Problem: Return precisely the span of lines from the top of the material below to the line containing "minimum width=2.68cm, minimum", both included. Pictures are excluded.

=-=-=

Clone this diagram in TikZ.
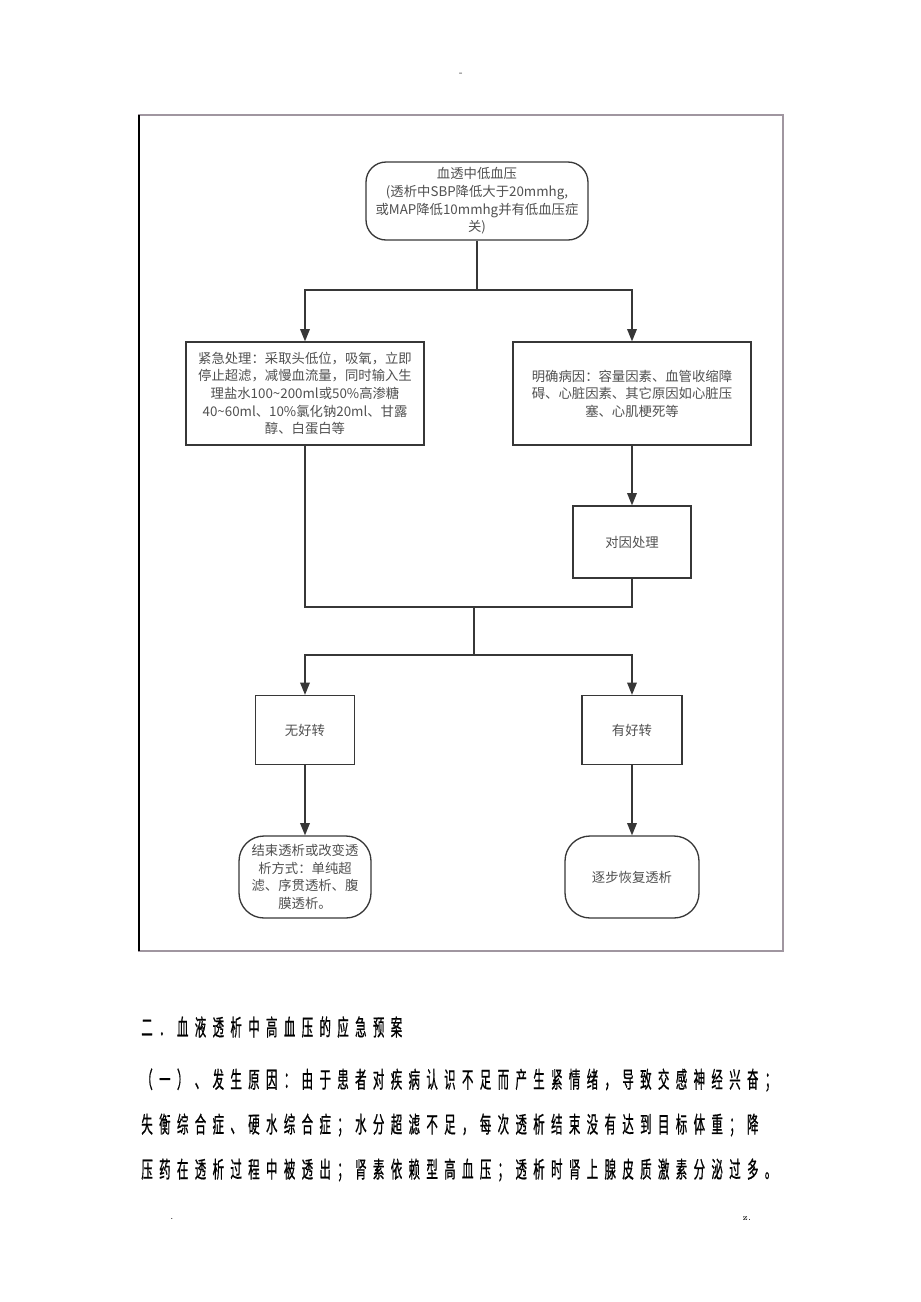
\documentclass[tikz,border=0pt]{standalone}
\usepackage{fontspec}
\newfontfamily\cjk{Noto Sans CJK SC}
\newfontfamily\cjkbody[FakeStretch=0.5,LetterSpace=28,FakeBold=0.6]{Noto Sans CJK SC}
\usetikzlibrary{arrows.meta, positioning}
\definecolor{linegray}{RGB}{55,55,55}
\definecolor{textgray}{RGB}{80,80,80}
\definecolor{framegray}{RGB}{160,150,160}

\begin{document}
\begin{tikzpicture}[x=0.02cm, y=-0.02cm,
    box/.style={draw=linegray, line width=.75pt, align=center, text=textgray, inner sep=0pt,
      font=\cjk\fontsize{7.6}{10}\selectfont},
    term/.style={box, rounded corners=.5cm},
    ln/.style={draw=linegray, line width=.75pt},
    arr/.style={ln, -{Triangle[length=7pt,width=5.5pt]}}]
    \useasboundingbox (0,0) rectangle (920,1302);

    % 页眉的小横线
    \node[font=\tiny, text=linegray] (dash) at (461,74) {-};

    % 外框
    \draw[framegray, line width=.6pt] (139,115) rectangle (783,951);
    \draw[black, line width=.8pt] (139,115) -- (139,951);

    % 起点：血透中低血压
    \node[box, rounded corners=.4cm, minimum width=4.44cm, minimum height=1.56cm] (start) at (477,201)
      {血透中低血压\\(透析中SBP降低大于20mmhg,\\或MAP降低10mmhg并有低血压症\\关)};

    % 第一层：紧急处理 / 明确病因
    \node[box, minimum width=4.76cm, minimum height=2.06cm] (urgent) at (305,393.5)
      {紧急处理：采取头低位，吸氧，立即\\停止超滤，减慢血流量，同时输入生\\理盐水100\textasciitilde200ml或50\%高渗糖\\40\textasciitilde60ml、10\%氯化钠20ml、甘露\\醇、白蛋白等};
    \node[box, minimum width=4.76cm, minimum height=2.06cm] (cause) at (632,393.5)
      {明确病因：容量因素、血管收缩障\\碍、心脏因素、其它原因如心脏压\\塞、心肌梗死等};
    \node[box, minimum width=2.36cm, minimum height=1.44cm] (treat) at (632,542) {对因处理};

    % 第二层：无好转 / 有好转
    \node[box, minimum width=1.98cm, minimum height=1.38cm] (nobetter) at (305,730) {无好转};
    \node[box, minimum width=2.0cm, minimum height=1.38cm] (better) at (632,730) {有好转};

    % 终点
    \node[term, minimum width=2.64cm, minimum height=1.64cm] (stop) at (305,877)
      {结束透析或改变透\\析方式：单纯超\\滤、序贯透析、腹\\膜透析。};
    \node[term, minimum width=2.68cm, minimum height=1.64cm] (resume) at (632,877) {逐步恢复透析};

    % 分支点
    \coordinate (split1) at (477,290);
    \coordinate (merge) at (474,607);
    \coordinate (split2) at (474,655);

    % 连线
    \draw[ln] (start.south) -- (split1);
    \draw[arr] (split1) -| (urgent.north);
    \draw[arr] (split1) -| (cause.north);
    \draw[arr] (cause.south) -- (treat.north);
    \draw[ln] (urgent.south) |- (merge);
    \draw[ln] (treat.south) |- (merge);
    \draw[ln] (merge) -- (split2);
    \draw[arr] (split2) -| (nobetter.north);
    \draw[arr] (split2) -| (better.north);
    \draw[arr] (nobetter.south) -- (stop.north);
    \draw[arr] (better.south) -- (resume.north);

    % 正文
    \node[anchor=west, inner sep=0pt, font=\cjkbody\fontsize{13}{15}\selectfont] (heading) at (141,1027)
      {二．血液透析中高血压的应急预案};
    \node[anchor=west, inner sep=0pt, font=\cjkbody\fontsize{13}{15}\selectfont] (para1) at (141,1080)
      {（一）、发生原因：由于患者对疾病认识不足而产生紧情绪，导致交感神经兴奋；};
    \node[anchor=west, inner sep=0pt, font=\cjkbody\fontsize{13}{15}\selectfont] (para2) at (141,1125)
      {失衡综合症、硬水综合症；水分超滤不足，每次透析结束没有达到目标体重；降};
    \node[anchor=west, inner sep=0pt, font=\cjkbody\fontsize{13}{15}\selectfont] (para3) at (141,1170)
      {压药在透析过程中被透出；肾素依赖型高血压；透析时肾上腺皮质激素分泌过多。};

    % 页脚
    \node[font=\tiny] (footl) at (172,1219) {.};
    \node[font=\tiny] (footr) at (747,1219) {z.};
\end{tikzpicture}
\end{document}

=-=-=

Task answer:
Clone this diagram in TikZ.
\documentclass[tikz,border=0pt]{standalone}
\usepackage{fontspec}
\newfontfamily\cjk{Noto Sans CJK SC}
\newfontfamily\cjkbody[FakeStretch=0.5,LetterSpace=28,FakeBold=0.6]{Noto Sans CJK SC}
\usetikzlibrary{arrows.meta, positioning}
\definecolor{linegray}{RGB}{55,55,55}
\definecolor{textgray}{RGB}{80,80,80}
\definecolor{framegray}{RGB}{160,150,160}

\begin{document}
\begin{tikzpicture}[x=0.02cm, y=-0.02cm,
    box/.style={draw=linegray, line width=.75pt, align=center, text=textgray, inner sep=0pt,
      font=\cjk\fontsize{7.6}{10}\selectfont},
    term/.style={box, rounded corners=.5cm},
    ln/.style={draw=linegray, line width=.75pt},
    arr/.style={ln, -{Triangle[length=7pt,width=5.5pt]}}]
    \useasboundingbox (0,0) rectangle (920,1302);

    % 页眉的小横线
    \node[font=\tiny, text=linegray] (dash) at (461,74) {-};

    % 外框
    \draw[framegray, line width=.6pt] (139,115) rectangle (783,951);
    \draw[black, line width=.8pt] (139,115) -- (139,951);

    % 起点：血透中低血压
    \node[box, rounded corners=.4cm, minimum width=4.44cm, minimum height=1.56cm] (start) at (477,201)
      {血透中低血压\\(透析中SBP降低大于20mmhg,\\或MAP降低10mmhg并有低血压症\\关)};

    % 第一层：紧急处理 / 明确病因
    \node[box, minimum width=4.76cm, minimum height=2.06cm] (urgent) at (305,393.5)
      {紧急处理：采取头低位，吸氧，立即\\停止超滤，减慢血流量，同时输入生\\理盐水100\textasciitilde200ml或50\%高渗糖\\40\textasciitilde60ml、10\%氯化钠20ml、甘露\\醇、白蛋白等};
    \node[box, minimum width=4.76cm, minimum height=2.06cm] (cause) at (632,393.5)
      {明确病因：容量因素、血管收缩障\\碍、心脏因素、其它原因如心脏压\\塞、心肌梗死等};
    \node[box, minimum width=2.36cm, minimum height=1.44cm] (treat) at (632,542) {对因处理};

    % 第二层：无好转 / 有好转
    \node[box, minimum width=1.98cm, minimum height=1.38cm] (nobetter) at (305,730) {无好转};
    \node[box, minimum width=2.0cm, minimum height=1.38cm] (better) at (632,730) {有好转};

    % 终点
    \node[term, minimum width=2.64cm, minimum height=1.64cm] (stop) at (305,877)
      {结束透析或改变透\\析方式：单纯超\\滤、序贯透析、腹\\膜透析。};
    \node[term, minimum width=2.68cm, minimum height=1.64cm] (resume) at (632,877) {逐步恢复透析};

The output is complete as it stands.